Another example of parental devotion is Hardy-the man who was angry about the whole lottery ordeal, and wanted to team up with Jaha to kick the Grounders out. Many thought that Hardy was crazy and belligerent, but I can fully understand his viewpoint. His acting out was not only for him, but his young son, Ethan. Yes, that cute little boy at the beginning of the episode. It is apparent that Hardy does not want to be separated from Ethan. Realizing that there is no choice in the matter, he asks Jaha if can watch over his child if he does not make it. This was another heart breaking, as parent and child are separated. I can only hope that Jaha will keep his promise.
Kane has talked Jaha out of the gassing of the Grounders, but has used the gas on their own people, so they can select the “ones.” With the pivotal and zoom-in perspectives of director Alex Kalymnios, and the melancholy score of Tree Adams, it is a scene cemented in our minds as we watch with flowing tears. I don’t cry, as I can’t physically express grief as easily, but I did let it all out. I just did not let it all out just for this piece-but for all the hard losses I have endured myself. It was a slingshot to release that grief and build up a sense of relief. That it is okay to express emotions, that it is okay that it does not make you any less of a person by doing so.
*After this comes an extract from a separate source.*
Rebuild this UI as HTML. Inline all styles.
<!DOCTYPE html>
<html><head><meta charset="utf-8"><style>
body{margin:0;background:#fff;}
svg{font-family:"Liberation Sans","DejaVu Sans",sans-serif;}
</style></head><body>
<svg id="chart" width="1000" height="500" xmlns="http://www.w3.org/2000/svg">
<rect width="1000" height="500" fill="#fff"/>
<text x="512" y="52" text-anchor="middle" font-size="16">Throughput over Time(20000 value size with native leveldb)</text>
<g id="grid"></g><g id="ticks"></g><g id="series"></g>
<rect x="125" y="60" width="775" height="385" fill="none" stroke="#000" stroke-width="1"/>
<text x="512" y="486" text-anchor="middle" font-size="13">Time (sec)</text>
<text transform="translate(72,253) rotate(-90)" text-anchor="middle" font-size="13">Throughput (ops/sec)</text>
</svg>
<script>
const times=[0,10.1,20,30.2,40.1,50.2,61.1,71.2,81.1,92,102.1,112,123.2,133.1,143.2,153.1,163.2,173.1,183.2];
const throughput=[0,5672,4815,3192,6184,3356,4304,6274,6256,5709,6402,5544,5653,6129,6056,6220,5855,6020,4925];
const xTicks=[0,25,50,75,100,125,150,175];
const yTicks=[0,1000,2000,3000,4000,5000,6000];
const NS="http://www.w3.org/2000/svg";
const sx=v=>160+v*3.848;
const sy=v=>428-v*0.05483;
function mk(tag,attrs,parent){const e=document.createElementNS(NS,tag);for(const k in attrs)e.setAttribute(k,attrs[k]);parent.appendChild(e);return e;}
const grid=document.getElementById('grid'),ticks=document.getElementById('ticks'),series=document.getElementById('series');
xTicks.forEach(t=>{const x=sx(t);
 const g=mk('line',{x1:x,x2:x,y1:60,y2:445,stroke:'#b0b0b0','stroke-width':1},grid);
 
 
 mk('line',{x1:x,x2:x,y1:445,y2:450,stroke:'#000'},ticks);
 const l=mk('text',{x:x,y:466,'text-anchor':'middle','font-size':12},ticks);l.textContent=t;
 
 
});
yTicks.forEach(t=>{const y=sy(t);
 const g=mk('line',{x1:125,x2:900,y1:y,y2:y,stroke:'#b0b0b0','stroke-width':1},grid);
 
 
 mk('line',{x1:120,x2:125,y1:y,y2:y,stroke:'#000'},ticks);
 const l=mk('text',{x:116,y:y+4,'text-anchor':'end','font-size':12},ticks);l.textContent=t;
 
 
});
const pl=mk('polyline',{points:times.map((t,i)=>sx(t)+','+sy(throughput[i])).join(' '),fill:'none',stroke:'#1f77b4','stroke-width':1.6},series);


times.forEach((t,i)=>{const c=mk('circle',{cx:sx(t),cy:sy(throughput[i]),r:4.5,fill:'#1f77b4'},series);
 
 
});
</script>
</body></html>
Octavia walks in, ready to shoot the Skaikru if they did not make their obligation. Instead, she surveys the area, and the Grounders does not have to slaughter. Jaha and Kaha come out in gas masks (scaring the crap out of me), and both are tearful.
“This is how we save our people,” Kane says. It’s the Culling all over again. To select the Arkadians who will live, they use Clarke’s list. How horrifically depressing.
Meanwhile, the squad arrives at Becca’s lab where Raven is waiting. How cool was it though that all seven released their helmets simultaneously? Anyways, when Clarke tells her that they’re not going back, but up, Raven is a bit surprised. Clarke leads her through that they will have food and water once they can get the systems running on the Ark, (Plus, another classic one-liner from Murphy) and use the oxygenater from the lighthouse. Raven is sure to do it, with everyone’s encouragement. In full Raven Reyes fashion,
“The death wave can kiss my ass.”
That finishes my review of The 100 The Chosen. Tomorrow night will be the season four finale, and you don’t want to miss it!